For certain archival purposes, then, structured markup will serve. It does not unduly interfere with, or forbid implementing, some of the searching and linking capacities that make digital technology so useful for different types of comparative analysis. Its strict formality is abstract enough to permit implementation within higher-order formalizations. In these respects it has greater flexibility than a stand-off approach to text markup, which is more difficult to integrate into a dispersed online network of different kinds of materials. All that having been recognized and said, however, these allopoietic text-process ing systems cannot access or display the autopoietic character of textual fields. Digital tools have yet to develop models for displaying and replicating the self-reflexive operations of bibliographical tools, which alone are operations for thinking and communicating – which is to say, for transforming data into knowledge.

We have to design and build digital environments for those purposes. A measure of their capacity and realization will be whether they can integrate data-function mechanisms like TEI into their higher-order operations. To achieve that will entail, I believe, the deployment of dynamic, topological models for mapping the space of digital operations. But these models will have to be reconceived, as one can see by reflecting on a remark about textual interpretation that Stanley Fish liked to make years ago. He would point out that he was able to treat even the simplest text – road signage, for example – as a poem and thus develop from his own "response" and commentary its autopoietic potential. The remark underscores a basic and almost entirely neglected (undertheorized) feature of discourse fields: that to "read" them – to read "in" them at any point – one must regard what we call "the text" and "the reader" as co-dependent agents in the field. You can't have one without the other.

Fish's observation, therefore, while true, signals a widespread theoretical and methodological weakness in our conceptions of textuality, traditional or otherwise. This approach figures "text" as a heuristic abstraction drawn from the larger field of discourse. The word "text" is used in various ways by different people – Barthes's understanding is not the same as a TEI understanding – but in any case the term frames attention on the linguistic dimension of a discourse field. Books and literary works, however, organize themselves along multiple dimensions of which the linguistic is only one.

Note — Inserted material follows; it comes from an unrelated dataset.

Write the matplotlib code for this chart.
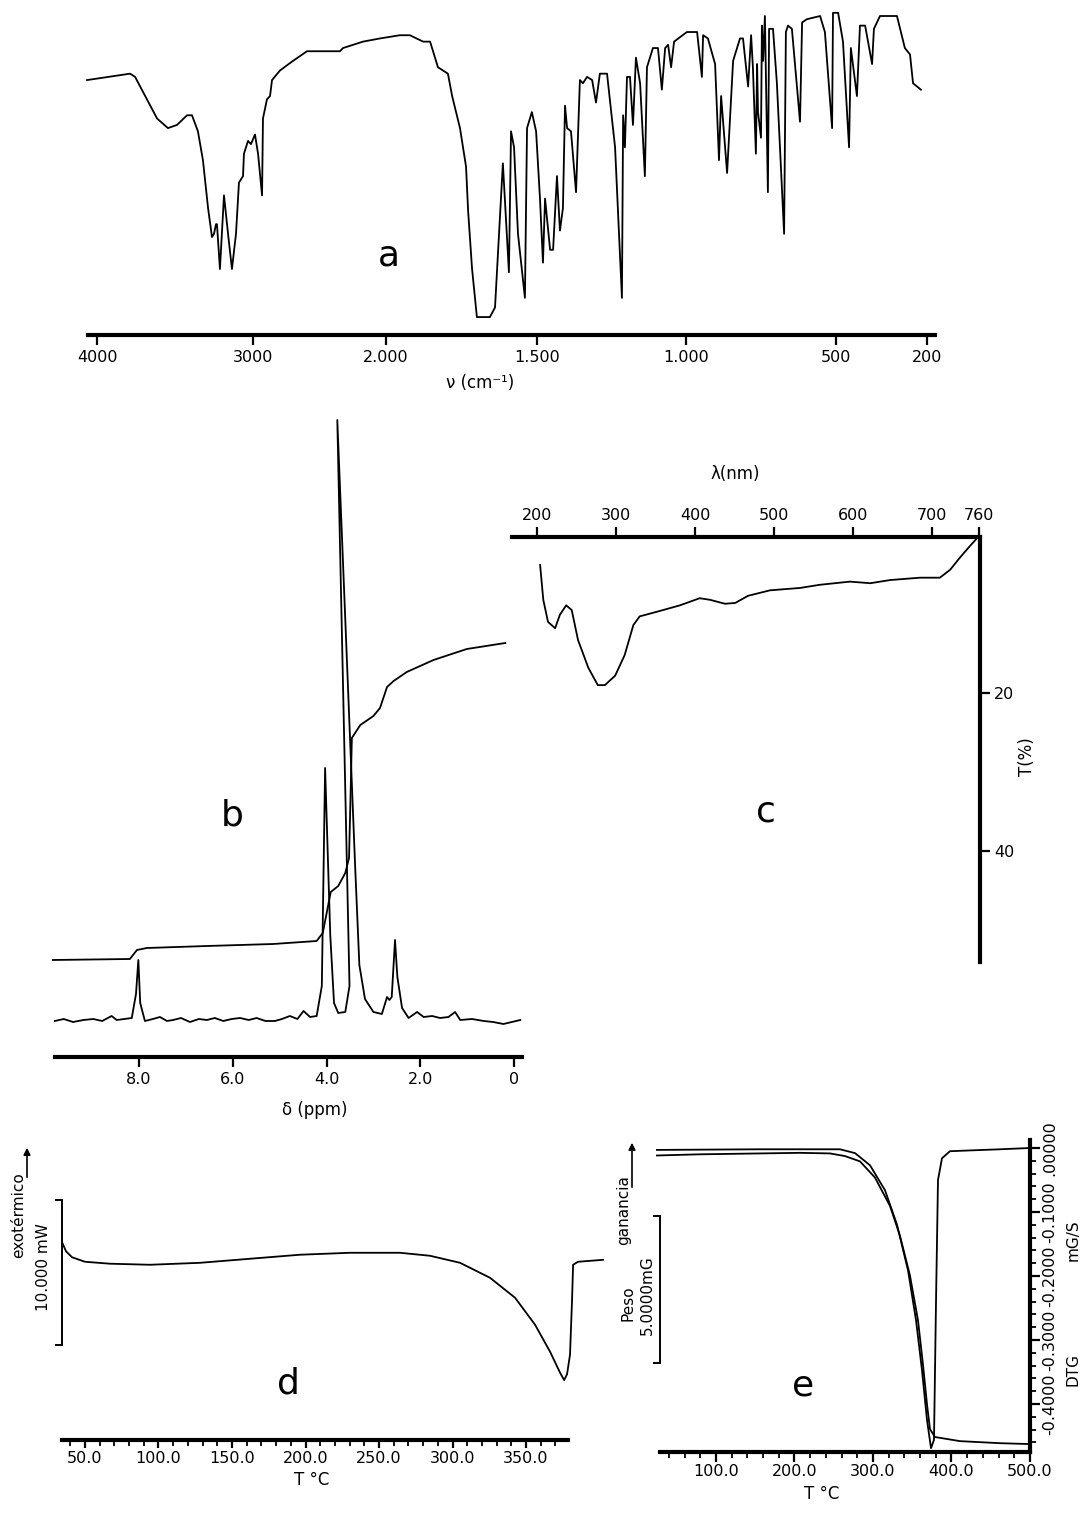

Modeling digital simulations of a discourse field requires that a formal set of dimensions be specified for the field. This is what TEI provides a priori, though the provision, as we know, is minimal. Our received scholarly traditions have in fact passed down to us an understanding of such fields that is both far more complex and reasonably stable. Discourse fields, our textual condition, regularly get mapped along six dimensions (see below, and Appendix B). Most important of all in the present context, however, are the implications of cognizing a discourse field as autopoietic. In that case the field measurements will be taken by "observers" positioned within the field itself. That intramural location of the field interpreter is in truth a logical consequence of the co-dependent character of the field and its components. "Interpretation" is not undertaken from a position outside the field; it is an essential part of a field's emergence and of any state that its emergence might assume.

This matter is crucial to understand when we are reaching for an adequate formalizing process for textual events like poetry or other types of orderly but discontinuous phenomena. Rene Thorn explains very clearly why topological models are preferable to linear ones in dynamic systems:

it must not be thought that a linear structure is necessary for storing or transmitting information (or, more precisely, significance); it is possible that a language, a semantic model, consisting of topological forms could have considerable advantages from the point of view of deduction, over the linear language that we use, although this idea is unfamiliar to us. Topological forms lend themselves to a much richer range of combinations…than the mere juxtaposition of two linear sequences. (Thorn 1975: 145)

These comments distinctly recall Peirce's exploration of existential graphs as sites of logical thinking. But Thorn's presentation of topological models does not conceive field spaces that are autopoietic, which seems to have been Peirce's view. Although Thorn's approach generally eschews practical considerations in favor of theoretical clarity, his models assume that they will operate on data carried into the system from some external source. If Thorn's "data" come into his studies in a theoretical form, then, they have been theorized in traditional empirical terms. The topological model of a storm may therefore be taken either as the description of the storm and/or a prediction of its future behavior. But when a model's data are taken to arise co-dependently with all the other components of its system, a very different "result" ensues. Imagined as applied to textual autopoiesis, a topological approach carries itself past an analytic description or prediction over to a form of demonstration or enactment.

The view taken here is that no textual field can exist as such without "including" in itself the reading or measurement of the field, which specifies the field's dataset from within. The composition of a poem is the work's first reading, which in that event makes a call upon others. An extrinsic analysis designed to specify or locate a poetic field's self-reflexiveness commonly begins from the vantage of the rhetorical or the social dimension of the text, where the field's human agencies (efficient causes) are most apparent. The past century's fascination with structuralist approaches to cultural phenomena produced, as we know, a host of analytic procedures that chose to begin from a consideration of formal causation, and hence from either a linguistic or a semiotic vantage. Both procedures are analytic conventions based in empirical models.

Traditional textuality provides us with autopoietic models that have been engineered as effective analytic tools. The codex is the greatest and most famous of these. Our problem is imagining ways to recede them for digital space. To do that we have to conceive formal models for autopoietic processes that can be written as computer software programs.